◆ PROBLEM
Omit the pictures and print exactly the lines of the listing below, starting at the first and ending at the line containing "from matplotlib.patches import".

◆ SOURCE MATERIAL
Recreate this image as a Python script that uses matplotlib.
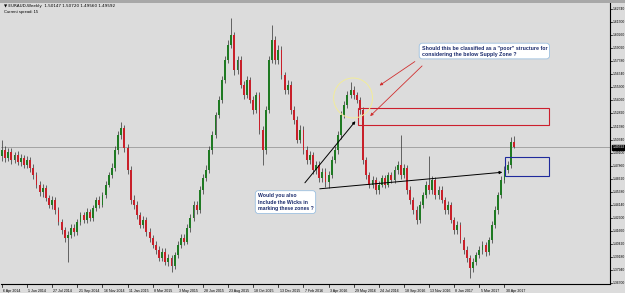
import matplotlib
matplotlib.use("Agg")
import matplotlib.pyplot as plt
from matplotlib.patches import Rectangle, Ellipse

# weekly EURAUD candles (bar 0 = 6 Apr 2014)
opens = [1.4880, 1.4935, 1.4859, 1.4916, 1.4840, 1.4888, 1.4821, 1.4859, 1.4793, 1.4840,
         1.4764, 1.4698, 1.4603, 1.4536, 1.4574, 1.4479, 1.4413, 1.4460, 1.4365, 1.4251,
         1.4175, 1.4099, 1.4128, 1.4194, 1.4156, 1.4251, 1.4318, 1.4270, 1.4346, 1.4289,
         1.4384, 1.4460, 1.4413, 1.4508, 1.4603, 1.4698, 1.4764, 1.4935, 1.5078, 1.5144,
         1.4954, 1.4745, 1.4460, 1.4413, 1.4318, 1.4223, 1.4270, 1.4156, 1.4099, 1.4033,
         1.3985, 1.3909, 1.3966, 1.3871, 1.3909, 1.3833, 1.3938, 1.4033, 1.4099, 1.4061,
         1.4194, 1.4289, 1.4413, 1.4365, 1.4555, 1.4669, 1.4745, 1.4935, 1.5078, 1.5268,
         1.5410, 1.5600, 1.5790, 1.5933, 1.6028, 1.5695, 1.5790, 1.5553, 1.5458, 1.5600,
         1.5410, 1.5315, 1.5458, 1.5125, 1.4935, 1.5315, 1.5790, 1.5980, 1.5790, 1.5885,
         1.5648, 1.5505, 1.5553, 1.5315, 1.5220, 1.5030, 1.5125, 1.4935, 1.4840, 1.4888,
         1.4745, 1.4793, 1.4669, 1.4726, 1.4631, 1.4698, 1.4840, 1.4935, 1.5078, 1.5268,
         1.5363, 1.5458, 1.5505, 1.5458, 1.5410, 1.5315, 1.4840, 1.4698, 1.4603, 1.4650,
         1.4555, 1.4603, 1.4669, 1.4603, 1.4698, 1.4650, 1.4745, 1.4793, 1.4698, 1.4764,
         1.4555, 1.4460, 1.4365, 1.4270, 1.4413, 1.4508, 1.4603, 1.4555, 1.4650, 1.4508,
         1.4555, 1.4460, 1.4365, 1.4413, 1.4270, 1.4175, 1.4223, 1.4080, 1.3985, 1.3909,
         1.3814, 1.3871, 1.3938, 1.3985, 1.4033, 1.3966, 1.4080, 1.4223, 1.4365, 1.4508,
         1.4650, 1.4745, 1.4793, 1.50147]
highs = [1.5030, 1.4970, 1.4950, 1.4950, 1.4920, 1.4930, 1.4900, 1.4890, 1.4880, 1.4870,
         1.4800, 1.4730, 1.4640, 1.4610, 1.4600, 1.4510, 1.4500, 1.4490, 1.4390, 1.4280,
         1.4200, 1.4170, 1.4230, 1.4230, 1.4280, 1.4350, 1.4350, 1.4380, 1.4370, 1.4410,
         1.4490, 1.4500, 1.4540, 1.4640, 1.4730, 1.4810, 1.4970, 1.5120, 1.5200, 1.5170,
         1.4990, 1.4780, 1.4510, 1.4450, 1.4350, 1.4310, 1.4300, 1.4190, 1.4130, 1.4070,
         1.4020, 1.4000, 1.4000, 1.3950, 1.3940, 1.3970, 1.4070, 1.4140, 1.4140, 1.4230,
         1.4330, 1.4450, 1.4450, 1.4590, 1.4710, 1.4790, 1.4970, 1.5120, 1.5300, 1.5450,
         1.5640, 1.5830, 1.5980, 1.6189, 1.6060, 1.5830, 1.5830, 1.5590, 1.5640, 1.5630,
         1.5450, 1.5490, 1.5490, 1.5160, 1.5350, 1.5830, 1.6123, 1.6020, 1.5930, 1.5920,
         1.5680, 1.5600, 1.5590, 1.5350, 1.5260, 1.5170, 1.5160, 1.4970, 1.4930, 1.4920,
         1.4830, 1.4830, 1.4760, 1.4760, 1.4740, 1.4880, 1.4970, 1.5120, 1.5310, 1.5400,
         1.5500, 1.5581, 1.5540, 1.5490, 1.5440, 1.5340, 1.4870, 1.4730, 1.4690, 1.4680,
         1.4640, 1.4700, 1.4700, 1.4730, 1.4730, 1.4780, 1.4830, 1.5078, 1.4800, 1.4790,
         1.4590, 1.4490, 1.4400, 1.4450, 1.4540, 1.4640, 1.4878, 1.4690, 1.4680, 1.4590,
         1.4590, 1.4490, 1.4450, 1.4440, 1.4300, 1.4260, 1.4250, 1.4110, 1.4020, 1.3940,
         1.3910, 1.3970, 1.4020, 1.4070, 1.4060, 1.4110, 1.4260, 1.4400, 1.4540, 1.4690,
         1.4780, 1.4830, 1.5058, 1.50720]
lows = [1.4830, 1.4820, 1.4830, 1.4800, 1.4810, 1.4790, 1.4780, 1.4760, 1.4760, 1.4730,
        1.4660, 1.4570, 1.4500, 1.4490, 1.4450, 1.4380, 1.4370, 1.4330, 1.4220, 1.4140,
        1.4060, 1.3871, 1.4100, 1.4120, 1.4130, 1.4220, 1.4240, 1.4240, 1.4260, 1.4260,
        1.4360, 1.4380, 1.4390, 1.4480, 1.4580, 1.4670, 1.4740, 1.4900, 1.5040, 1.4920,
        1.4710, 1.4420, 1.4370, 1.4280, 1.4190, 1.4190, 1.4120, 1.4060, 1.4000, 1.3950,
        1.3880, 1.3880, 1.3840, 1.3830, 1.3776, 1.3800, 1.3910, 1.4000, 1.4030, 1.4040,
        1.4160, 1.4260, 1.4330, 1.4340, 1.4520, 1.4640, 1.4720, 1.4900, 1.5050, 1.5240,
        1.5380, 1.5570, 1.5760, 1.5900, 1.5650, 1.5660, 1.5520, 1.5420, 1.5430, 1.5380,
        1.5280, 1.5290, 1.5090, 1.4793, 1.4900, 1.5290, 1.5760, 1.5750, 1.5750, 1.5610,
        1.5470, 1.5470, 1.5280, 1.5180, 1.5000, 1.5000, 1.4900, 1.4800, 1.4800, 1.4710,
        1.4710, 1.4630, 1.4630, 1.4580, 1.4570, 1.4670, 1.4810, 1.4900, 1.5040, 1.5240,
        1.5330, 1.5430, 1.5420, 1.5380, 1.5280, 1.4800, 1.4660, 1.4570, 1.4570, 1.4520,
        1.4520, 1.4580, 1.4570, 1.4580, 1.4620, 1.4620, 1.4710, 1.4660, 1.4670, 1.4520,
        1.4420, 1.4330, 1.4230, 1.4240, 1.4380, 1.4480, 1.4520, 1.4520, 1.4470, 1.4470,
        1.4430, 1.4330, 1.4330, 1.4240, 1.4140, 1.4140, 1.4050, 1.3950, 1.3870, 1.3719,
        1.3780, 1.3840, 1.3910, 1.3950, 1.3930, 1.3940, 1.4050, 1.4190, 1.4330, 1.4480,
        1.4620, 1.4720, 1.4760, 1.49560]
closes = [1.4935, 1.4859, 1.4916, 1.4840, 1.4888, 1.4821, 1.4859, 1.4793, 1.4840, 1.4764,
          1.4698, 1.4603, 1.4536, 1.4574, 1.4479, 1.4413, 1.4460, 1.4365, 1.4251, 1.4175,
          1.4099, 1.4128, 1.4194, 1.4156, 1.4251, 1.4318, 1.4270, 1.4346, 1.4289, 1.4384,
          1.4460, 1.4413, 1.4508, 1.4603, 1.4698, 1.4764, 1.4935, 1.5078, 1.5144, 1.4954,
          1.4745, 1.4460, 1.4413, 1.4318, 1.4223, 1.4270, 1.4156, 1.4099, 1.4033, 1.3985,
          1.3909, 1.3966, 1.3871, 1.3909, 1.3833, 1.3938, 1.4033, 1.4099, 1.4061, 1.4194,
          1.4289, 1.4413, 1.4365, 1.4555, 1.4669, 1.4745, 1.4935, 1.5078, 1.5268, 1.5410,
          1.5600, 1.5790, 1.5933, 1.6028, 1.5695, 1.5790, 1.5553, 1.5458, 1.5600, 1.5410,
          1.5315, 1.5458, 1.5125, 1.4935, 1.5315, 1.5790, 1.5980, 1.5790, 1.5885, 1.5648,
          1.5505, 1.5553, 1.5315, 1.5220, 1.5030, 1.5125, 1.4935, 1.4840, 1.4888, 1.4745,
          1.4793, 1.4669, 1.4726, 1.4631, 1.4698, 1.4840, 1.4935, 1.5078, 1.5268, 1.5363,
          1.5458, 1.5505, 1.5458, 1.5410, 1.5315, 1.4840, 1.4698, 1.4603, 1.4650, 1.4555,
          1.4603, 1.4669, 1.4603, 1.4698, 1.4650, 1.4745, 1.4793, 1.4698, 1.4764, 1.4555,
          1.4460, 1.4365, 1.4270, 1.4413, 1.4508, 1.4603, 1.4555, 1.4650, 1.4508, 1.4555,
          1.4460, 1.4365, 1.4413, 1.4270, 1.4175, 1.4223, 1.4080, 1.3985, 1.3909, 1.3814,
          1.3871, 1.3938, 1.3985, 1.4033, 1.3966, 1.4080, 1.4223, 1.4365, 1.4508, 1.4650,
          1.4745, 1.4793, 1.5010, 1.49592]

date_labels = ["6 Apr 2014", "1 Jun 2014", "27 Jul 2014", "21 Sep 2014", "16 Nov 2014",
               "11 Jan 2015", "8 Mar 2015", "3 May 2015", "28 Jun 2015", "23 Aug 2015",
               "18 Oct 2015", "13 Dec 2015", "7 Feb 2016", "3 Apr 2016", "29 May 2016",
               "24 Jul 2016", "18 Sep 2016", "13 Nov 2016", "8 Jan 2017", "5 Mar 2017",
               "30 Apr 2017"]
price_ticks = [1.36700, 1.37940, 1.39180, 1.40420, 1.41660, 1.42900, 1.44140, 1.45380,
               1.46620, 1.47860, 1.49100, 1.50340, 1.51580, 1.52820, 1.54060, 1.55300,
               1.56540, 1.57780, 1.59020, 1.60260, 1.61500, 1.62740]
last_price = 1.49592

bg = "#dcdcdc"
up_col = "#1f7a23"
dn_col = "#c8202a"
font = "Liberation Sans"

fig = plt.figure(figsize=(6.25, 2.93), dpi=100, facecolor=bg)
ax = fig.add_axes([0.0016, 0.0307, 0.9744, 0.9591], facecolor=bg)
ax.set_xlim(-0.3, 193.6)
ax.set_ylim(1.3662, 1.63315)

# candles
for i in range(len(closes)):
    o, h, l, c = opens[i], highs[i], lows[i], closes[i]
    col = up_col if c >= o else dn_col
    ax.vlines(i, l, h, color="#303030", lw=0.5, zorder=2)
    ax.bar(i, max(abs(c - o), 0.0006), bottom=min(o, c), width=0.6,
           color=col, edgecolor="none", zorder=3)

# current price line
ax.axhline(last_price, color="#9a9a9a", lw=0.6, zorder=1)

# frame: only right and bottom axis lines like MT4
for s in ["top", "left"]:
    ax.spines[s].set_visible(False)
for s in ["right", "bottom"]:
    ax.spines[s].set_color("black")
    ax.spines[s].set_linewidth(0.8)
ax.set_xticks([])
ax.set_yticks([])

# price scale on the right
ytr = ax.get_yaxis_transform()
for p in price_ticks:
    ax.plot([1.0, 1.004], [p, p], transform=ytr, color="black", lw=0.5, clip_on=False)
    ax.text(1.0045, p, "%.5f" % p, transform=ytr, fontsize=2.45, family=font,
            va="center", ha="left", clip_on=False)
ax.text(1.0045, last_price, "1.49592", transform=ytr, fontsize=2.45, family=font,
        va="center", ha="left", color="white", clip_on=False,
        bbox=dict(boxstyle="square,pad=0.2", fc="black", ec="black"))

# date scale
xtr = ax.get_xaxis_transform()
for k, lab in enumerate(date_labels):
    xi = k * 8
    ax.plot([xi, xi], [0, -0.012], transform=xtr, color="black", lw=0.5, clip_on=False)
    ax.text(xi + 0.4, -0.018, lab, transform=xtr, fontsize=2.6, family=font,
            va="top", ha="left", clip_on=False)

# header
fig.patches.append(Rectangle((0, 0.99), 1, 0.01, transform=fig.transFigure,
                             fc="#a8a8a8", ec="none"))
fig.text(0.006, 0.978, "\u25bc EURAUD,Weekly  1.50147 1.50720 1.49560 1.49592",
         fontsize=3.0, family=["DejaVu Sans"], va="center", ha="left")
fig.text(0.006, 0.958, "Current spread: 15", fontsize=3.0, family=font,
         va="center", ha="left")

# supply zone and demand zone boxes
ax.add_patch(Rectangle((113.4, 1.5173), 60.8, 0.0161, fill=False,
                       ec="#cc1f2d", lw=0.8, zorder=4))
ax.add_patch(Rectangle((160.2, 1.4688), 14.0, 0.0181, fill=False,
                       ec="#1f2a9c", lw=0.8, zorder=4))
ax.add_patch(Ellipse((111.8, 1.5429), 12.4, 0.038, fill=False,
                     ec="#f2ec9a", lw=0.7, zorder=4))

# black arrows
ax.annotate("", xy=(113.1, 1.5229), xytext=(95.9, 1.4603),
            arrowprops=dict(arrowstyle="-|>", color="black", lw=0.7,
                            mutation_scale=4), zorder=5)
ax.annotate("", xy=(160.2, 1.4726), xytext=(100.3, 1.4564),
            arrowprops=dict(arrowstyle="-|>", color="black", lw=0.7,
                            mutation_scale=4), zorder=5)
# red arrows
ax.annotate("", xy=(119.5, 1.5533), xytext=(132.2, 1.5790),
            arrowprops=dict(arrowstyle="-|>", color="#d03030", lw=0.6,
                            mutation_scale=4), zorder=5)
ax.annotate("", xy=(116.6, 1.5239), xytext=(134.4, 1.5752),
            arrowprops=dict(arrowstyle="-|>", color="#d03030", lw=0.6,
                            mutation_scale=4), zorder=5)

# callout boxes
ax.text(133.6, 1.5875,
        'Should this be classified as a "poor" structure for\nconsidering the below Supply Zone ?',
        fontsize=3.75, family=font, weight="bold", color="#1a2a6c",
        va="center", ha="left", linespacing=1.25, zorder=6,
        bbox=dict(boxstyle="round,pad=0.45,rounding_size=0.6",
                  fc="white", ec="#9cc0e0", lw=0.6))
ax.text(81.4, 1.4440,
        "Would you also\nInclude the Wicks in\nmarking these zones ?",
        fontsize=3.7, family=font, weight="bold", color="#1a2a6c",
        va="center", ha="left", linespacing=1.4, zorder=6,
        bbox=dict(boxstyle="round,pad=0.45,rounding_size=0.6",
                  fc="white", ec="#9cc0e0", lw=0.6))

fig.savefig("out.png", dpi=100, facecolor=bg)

◆ OUTPUT OF THE TASK
Recreate this image as a Python script that uses matplotlib.
import matplotlib
matplotlib.use("Agg")
import matplotlib.pyplot as plt
from matplotlib.patches import Rectangle, Ellipse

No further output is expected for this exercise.